Ich habe mich schon vor einiger Zeit gefragt, wieso der Begriff und das Gefühl Liebe so einseitig bewertet werden. Wieso stellen wir dieses Gefühl in eine Hierarchie, an dessen oberster Stelle die Romantik thront? Werten wir dadurch nicht die anderen Formen der Liebe ab? Ist die freundschaftliche Liebe nicht genauso wertvoll und mächtig, da wir uns auch bewusst für sie entscheiden und sie uns meist sogar langfristiger und beständiger begleitet? Verdient sie nicht mindestens denselben Fokus wie die romantische Liebe, dieselbe Aufmerksamkeit und Wertschätzung, dieselbe Feierlichkeit durch Kunst, Musik und Fernsehen?

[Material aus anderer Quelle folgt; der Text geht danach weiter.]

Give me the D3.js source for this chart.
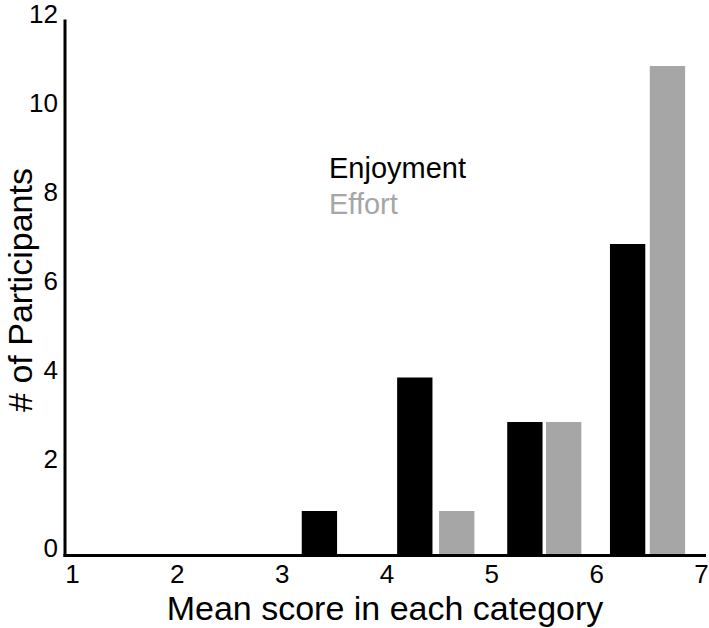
<!DOCTYPE html>
<html>
<head>
<meta charset="utf-8">
<script src="https://cdn.jsdelivr.net/npm/d3@7"></script>
<style>
  html, body { margin: 0; padding: 0; background: #fff; }
  text { font-family: "Liberation Sans", Arial, Helvetica, sans-serif; }
</style>
</head>
<body>
<svg id="chart" width="709" height="628"></svg>
<script>
// Data
const enjoymentX = [3.36, 4.27, 5.32, 6.30];
const enjoymentY = [1, 4, 3, 7];
const effortX = [4.67, 5.69, 6.68];
const effortY = [1, 3, 11];
const xTicks = [1, 2, 3, 4, 5, 6, 7];
const yTicks = [0, 2, 4, 6, 8, 10, 12];
const seriesNames = ["Enjoyment", "Effort"];
const seriesColors = ["#000000", "#a6a6a6"];
const barWidth = 0.337;

const svg = d3.select("#chart");
const x = d3.scaleLinear().domain([1, 7]).range([72, 701]);
const y = d3.scaleLinear().domain([0, 12]).range([555.5, 21.5]);

function drawBars(xs, ys, color) {
  svg.append("g").selectAll("rect")
    .data(xs.map((c, i) => ({ c, v: ys[i] })))
    .join("rect")
    .attr("x", d => x(d.c - barWidth / 2))
    .attr("width", d => x(d.c + barWidth / 2) - x(d.c - barWidth / 2))
    .attr("y", d => y(d.v))
    .attr("height", d => y(0) - y(d.v))
    .attr("fill", color);
}
drawBars(enjoymentX, enjoymentY, seriesColors[0]);
drawBars(effortX, effortY, seriesColors[1]);

// Axis lines
const axisX = 65;
svg.append("line")
  .attr("x1", axisX).attr("x2", axisX)
  .attr("y1", y(12) - 2).attr("y2", y(0) + 1.5)
  .attr("stroke", "#000").attr("stroke-width", 3);
svg.append("line")
  .attr("x1", axisX - 1.5).attr("x2", x(7) + 5)
  .attr("y1", y(0)).attr("y2", y(0))
  .attr("stroke", "#000").attr("stroke-width", 3);

// Y tick labels
const yAxis = svg.append("g")
  .attr("transform", `translate(${axisX},-7)`)
  .call(d3.axisLeft(y).tickValues(yTicks).tickSize(0).tickPadding(7).tickFormat(d3.format("d")));
yAxis.select(".domain").remove();
yAxis.selectAll("text").attr("font-size", 26).attr("fill", "#000")
  .style("font-family", '"Liberation Sans", Arial, sans-serif');

// X tick labels
const xAxis = svg.append("g")
  .attr("transform", `translate(0,${y(0)})`)
  .call(d3.axisBottom(x).tickValues(xTicks).tickSize(0).tickPadding(9).tickFormat(d3.format("d")));
xAxis.select(".domain").remove();
xAxis.selectAll("text").attr("font-size", 26).attr("fill", "#000")
  .style("font-family", '"Liberation Sans", Arial, sans-serif');

// Axis titles
svg.append("text")
  .attr("x", 385).attr("y", 620)
  .attr("text-anchor", "middle")
  .attr("font-size", 34)
  .text("Mean score in each category");

svg.append("text")
  .attr("transform", "translate(32,290) rotate(-90)")
  .attr("text-anchor", "middle")
  .attr("font-size", 34)
  .text("# of Participants");

// Legend
svg.append("g").selectAll("text")
  .data(seriesNames)
  .join("text")
  .attr("x", 329)
  .attr("y", (d, i) => 178 + i * 36)
  .attr("font-size", 29)
  .attr("fill", (d, i) => seriesColors[i])
  .text(d => d);
</script>
</body>
</html>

Ist es nicht so, dass wir davon ausgehen bei einer Beziehungsperson wirklich alles von uns zeigen zu müssen, zu wollen und zu dürfen? Ein Grund mag darin liegen, dass durch die unmittelbare Nähe, die Intensität dieser Beziehung, ein Zurückhalten von Gefühlen, alten Mustern und Problemen zu neuen Konflikten führen könnte. Doch was würde geschehen, wenn wir diese Annahmen, dieses ganz-oder-gar-nicht-Denken, auch auf Freundschaften übertragen würden?
Wenn wir den Menschen, mit denen wir, außer einer körperlichen Ebene, allesmögliche teilen, nicht auch an unserem wahren Selbst teilhaben lassen würden. Braucht das nicht nur Vertrauen, sondern auch Mut?
Und was passiert wohl, wenn wir diesen Schritt gehen?
Könnten wir dann nicht sogar eine noch wahrhaftigere und intensivere Freundschaft erleben, so wie wir dies auch im romantischen Sinn erfahren?
Nur weil eine Partnerschaft das über die Menschheitsgeschichte geprägte Ideal eines Zusammenlebens darstellt, heißt das doch nicht, dass andere Arten der Beziehung nicht genauso wertvoll sein dürfen und können. Würden wir eine Freundschaft und die Liebe, die wir zu diesem Menschen empfinden einmal unter derselben Brille betrachten, mit der wir unsere Liebesbeziehungen ansehen, wären dann nicht noch viel mehr Seiten an uns es wert, mit diesen Menschen geteilt zu werden?